One of my colleagues raised an interesting point about the title of my upcoming panel discussion at Gigabit Access in Brussels.

The session is titled - Fixed Wireless: The new standard for broadband?

Her comment was: “That should be a statement – not a question.”

2017 was a “watershed moment” for Fixed Wireless. The network access technology that was initially developed for mobile phones is being used to connect the unconnected, and is now attracting a significant amount global attention for the broadband use case as the ramifications of 5G begin to be understood.

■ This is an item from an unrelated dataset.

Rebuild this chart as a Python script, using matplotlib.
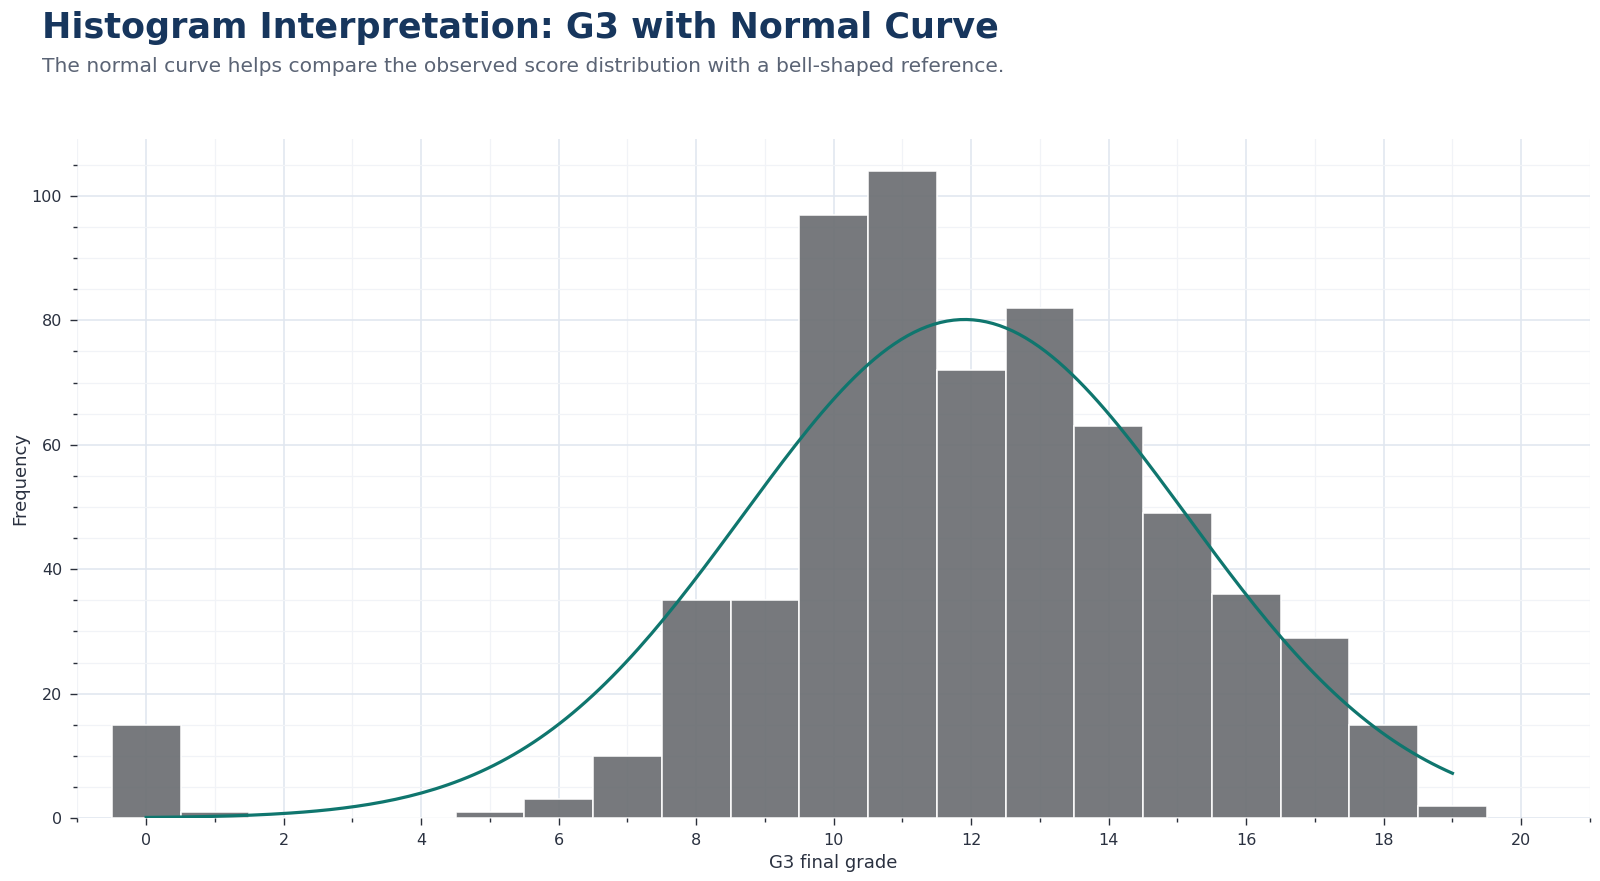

Fixed Wireless has been successful in bringing consistent broadband services to homes and

businesses in underserved areas to date, where it’s not commercially viable to deploy fixed networks. And while rural broadband is still the primary use case for technology today (4G), new markets and service categories for fixed wireless access are fast emerging with the advent of the 5G standard.

Much of this growth is driven by encouraging network deployment economics. Fixed wireless enables the reliability of fixed line-equivalent broadband services without the need to deploy costly in-ground infrastructure over sometimes massive distances.

Once reserved for rural areas located beyond the reach of fixed line infrastructure, fixed wireless 5G will soon out-perform VDSL in urban areas. The technology is being considered to make use of existing infrastructure and there are no permanent facilities.

ABI Research released a report that forecasts worldwide fixed wireless broadband subscribers will grow at a 30% CAGR to top 151 million in 2022. It states that the “exponential growth of 4G LTE coverage and capacity is driving wireless service growth”.

Much of the noise in the press today is coming from the arrival of 5G fixed wireless. Media coverage is saturated with announcements about 5G trials and launch plans, and everyone’s talking about the urban 5G eMBB use case.